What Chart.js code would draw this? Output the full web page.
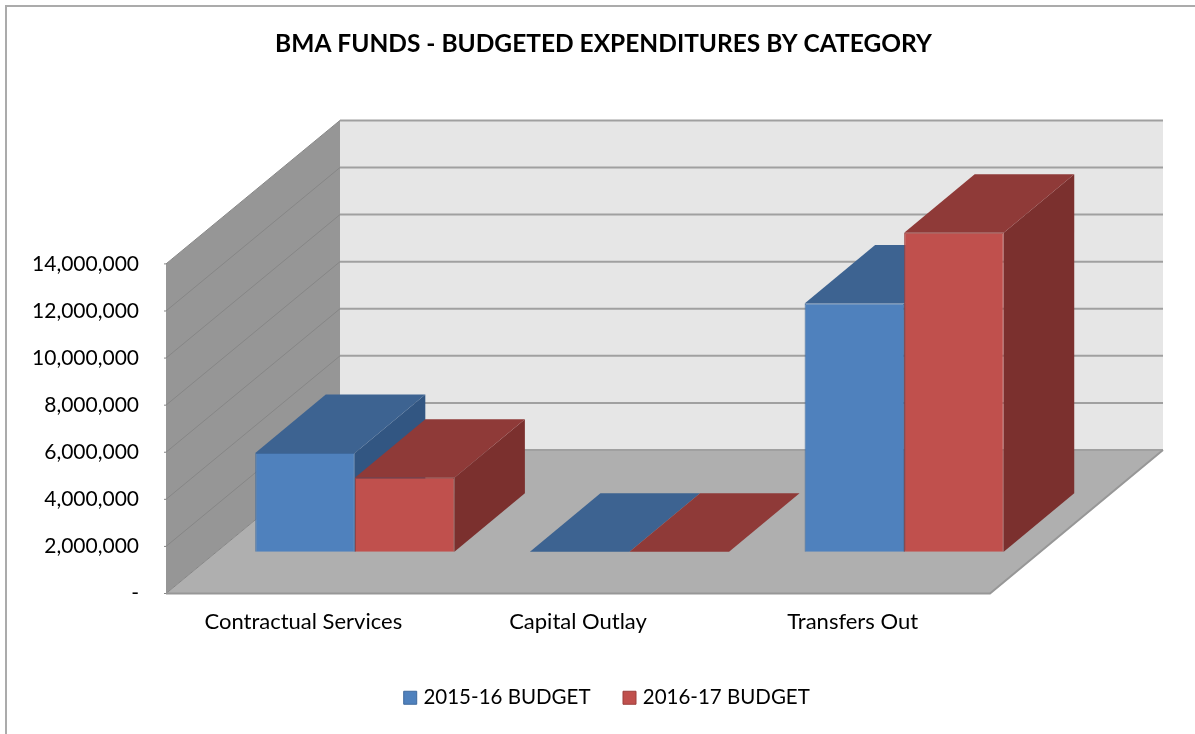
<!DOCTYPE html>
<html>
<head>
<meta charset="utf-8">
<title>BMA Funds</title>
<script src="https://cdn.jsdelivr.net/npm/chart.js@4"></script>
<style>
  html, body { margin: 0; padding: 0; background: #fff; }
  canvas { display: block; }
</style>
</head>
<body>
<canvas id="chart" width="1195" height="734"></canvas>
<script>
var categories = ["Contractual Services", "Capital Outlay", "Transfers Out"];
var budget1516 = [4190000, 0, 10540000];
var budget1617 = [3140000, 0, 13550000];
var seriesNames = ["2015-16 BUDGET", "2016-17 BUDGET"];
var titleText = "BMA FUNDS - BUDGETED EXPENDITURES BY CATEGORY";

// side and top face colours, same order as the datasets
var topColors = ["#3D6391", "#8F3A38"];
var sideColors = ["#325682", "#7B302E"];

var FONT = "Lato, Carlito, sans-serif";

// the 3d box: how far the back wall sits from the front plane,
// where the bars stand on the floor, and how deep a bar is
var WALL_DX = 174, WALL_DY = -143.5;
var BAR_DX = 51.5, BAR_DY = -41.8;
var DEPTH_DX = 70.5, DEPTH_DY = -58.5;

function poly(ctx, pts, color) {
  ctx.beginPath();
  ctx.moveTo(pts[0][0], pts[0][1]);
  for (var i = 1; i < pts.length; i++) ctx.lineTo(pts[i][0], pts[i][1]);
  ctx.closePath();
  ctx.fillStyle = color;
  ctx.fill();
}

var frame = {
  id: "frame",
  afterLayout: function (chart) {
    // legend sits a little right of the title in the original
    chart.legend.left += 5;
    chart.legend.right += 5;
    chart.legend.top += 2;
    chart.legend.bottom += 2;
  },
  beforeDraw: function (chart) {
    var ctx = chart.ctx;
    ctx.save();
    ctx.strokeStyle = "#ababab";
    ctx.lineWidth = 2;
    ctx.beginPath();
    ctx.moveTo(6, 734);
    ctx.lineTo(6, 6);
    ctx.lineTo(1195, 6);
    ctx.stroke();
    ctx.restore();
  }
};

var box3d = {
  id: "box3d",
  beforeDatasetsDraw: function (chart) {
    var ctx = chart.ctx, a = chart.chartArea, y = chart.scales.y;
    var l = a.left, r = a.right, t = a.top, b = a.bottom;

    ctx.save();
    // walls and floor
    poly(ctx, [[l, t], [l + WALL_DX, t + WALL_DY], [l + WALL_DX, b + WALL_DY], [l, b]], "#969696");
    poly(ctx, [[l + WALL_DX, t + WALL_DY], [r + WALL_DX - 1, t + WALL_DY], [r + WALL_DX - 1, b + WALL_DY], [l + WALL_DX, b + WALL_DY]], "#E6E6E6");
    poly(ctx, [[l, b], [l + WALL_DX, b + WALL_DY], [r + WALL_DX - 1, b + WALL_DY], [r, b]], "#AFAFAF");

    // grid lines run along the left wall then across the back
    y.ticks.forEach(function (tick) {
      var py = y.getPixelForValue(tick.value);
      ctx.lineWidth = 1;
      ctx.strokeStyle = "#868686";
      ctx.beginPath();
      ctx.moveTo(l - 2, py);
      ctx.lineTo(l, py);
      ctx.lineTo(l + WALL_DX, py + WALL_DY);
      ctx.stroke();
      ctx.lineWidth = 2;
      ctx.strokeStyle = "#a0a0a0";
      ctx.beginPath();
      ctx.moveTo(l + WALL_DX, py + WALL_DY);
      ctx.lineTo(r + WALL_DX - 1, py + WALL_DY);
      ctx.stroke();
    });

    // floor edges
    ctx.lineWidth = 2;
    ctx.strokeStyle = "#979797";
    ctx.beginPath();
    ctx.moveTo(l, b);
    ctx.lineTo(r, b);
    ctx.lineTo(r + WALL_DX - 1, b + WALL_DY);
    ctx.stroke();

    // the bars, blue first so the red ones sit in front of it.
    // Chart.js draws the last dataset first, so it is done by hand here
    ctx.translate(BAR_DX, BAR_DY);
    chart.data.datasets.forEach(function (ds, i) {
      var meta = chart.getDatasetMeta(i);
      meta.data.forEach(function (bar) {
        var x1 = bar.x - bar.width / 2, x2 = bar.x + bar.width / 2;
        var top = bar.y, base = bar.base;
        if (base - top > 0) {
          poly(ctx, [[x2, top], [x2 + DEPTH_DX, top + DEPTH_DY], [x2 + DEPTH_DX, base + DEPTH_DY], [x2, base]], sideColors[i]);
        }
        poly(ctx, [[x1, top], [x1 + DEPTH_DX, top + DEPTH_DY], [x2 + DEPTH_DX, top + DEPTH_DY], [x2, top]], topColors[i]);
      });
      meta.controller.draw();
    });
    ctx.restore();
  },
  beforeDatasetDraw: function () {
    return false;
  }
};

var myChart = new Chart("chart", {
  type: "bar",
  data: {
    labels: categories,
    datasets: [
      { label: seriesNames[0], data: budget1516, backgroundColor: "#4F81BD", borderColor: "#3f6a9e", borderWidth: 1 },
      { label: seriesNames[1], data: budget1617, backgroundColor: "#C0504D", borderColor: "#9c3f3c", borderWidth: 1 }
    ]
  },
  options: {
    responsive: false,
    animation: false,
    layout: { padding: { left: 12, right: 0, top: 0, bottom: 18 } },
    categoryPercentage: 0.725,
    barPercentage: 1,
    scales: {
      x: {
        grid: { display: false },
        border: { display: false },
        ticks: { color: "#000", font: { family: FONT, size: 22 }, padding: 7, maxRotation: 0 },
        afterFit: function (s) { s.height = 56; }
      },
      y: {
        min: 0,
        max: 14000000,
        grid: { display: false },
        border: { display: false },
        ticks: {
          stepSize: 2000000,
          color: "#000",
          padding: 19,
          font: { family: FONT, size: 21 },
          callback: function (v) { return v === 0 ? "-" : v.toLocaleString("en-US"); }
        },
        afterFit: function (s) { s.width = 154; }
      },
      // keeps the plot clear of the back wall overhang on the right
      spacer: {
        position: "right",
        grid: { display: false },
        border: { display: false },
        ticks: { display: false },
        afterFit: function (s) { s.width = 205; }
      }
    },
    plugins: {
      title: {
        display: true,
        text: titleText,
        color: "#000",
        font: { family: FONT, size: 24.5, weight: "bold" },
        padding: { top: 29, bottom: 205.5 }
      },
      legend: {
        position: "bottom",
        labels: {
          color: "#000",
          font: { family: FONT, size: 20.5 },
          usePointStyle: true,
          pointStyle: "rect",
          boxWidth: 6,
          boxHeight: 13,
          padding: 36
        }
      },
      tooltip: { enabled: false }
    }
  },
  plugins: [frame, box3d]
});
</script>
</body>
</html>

+++

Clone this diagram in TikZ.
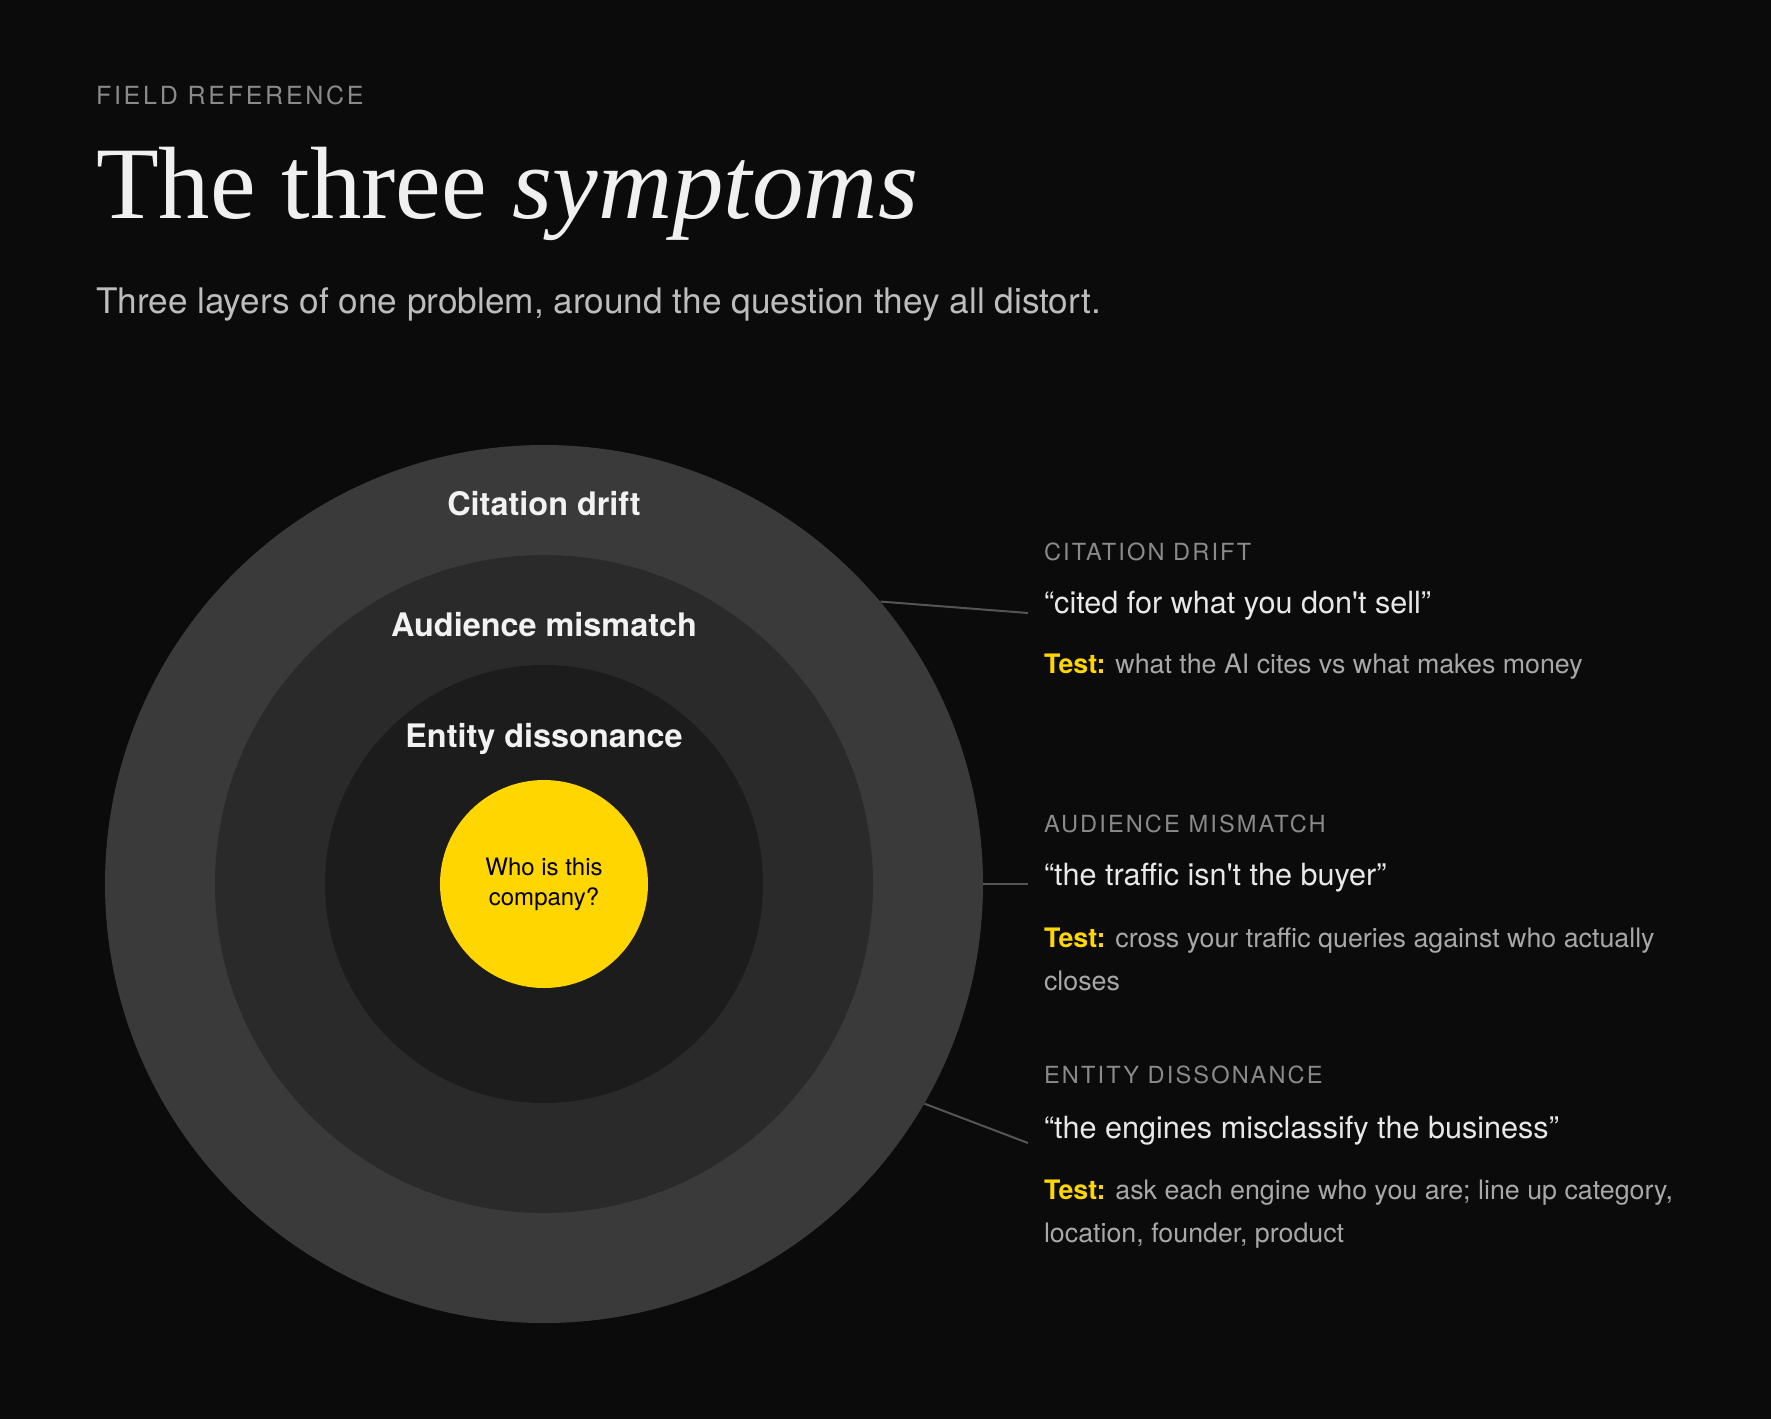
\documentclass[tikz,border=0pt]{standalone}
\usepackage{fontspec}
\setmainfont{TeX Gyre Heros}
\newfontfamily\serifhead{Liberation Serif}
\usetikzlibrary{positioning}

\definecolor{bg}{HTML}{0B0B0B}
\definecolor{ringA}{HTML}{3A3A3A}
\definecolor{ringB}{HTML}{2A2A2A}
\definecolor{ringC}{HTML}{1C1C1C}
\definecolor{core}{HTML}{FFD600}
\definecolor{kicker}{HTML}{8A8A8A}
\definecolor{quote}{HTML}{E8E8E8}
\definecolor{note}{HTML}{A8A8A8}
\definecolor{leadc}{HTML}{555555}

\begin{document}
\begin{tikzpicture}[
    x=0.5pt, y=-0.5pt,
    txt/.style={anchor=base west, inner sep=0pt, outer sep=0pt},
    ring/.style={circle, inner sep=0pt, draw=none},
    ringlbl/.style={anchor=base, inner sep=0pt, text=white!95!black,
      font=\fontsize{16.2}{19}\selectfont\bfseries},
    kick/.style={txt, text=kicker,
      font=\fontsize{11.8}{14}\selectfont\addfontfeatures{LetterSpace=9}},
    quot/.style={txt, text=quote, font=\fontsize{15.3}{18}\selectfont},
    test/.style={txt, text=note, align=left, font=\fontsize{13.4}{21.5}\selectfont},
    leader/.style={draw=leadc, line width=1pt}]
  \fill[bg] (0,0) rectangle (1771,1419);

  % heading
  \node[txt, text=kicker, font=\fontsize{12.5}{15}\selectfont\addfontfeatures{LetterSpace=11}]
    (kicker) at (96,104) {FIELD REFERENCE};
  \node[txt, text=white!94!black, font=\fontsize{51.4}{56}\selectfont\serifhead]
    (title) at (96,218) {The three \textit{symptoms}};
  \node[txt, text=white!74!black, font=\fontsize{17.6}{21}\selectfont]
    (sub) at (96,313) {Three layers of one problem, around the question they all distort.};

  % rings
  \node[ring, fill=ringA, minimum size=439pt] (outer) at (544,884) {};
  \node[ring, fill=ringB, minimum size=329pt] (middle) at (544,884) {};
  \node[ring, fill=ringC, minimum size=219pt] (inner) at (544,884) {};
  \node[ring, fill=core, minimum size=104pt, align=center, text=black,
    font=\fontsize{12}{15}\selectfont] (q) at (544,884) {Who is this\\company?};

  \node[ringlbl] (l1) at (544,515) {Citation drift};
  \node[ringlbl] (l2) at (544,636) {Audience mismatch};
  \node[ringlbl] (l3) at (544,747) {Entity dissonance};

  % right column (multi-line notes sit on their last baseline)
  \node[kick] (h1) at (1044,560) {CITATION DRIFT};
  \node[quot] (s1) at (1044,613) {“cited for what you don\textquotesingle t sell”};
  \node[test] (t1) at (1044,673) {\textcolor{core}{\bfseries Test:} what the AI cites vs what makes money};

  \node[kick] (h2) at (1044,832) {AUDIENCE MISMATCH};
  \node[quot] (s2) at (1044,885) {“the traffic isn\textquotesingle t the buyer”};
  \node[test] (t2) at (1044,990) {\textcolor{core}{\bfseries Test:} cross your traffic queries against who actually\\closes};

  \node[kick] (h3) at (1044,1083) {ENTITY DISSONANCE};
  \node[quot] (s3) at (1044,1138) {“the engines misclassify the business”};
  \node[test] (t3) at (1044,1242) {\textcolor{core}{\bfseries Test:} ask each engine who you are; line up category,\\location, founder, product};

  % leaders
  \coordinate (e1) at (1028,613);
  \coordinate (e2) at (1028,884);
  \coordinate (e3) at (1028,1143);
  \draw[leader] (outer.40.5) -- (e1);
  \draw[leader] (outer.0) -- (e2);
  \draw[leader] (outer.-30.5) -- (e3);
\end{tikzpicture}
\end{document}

+++

**Task statement**
In the listing above, find the line containing "What Chart.js code" and the line containing "FUNDS - BUDGETED", then write out both of them and every line between, exactly, with no pictures.

**Output for this task**
What Chart.js code would draw this? Output the full web page.
<!DOCTYPE html>
<html>
<head>
<meta charset="utf-8">
<title>BMA Funds</title>
<script src="https://cdn.jsdelivr.net/npm/chart.js@4"></script>
<style>
  html, body { margin: 0; padding: 0; background: #fff; }
  canvas { display: block; }
</style>
</head>
<body>
<canvas id="chart" width="1195" height="734"></canvas>
<script>
var categories = ["Contractual Services", "Capital Outlay", "Transfers Out"];
var budget1516 = [4190000, 0, 10540000];
var budget1617 = [3140000, 0, 13550000];
var seriesNames = ["2015-16 BUDGET", "2016-17 BUDGET"];
var titleText = "BMA FUNDS - BUDGETED EXPENDITURES BY CATEGORY";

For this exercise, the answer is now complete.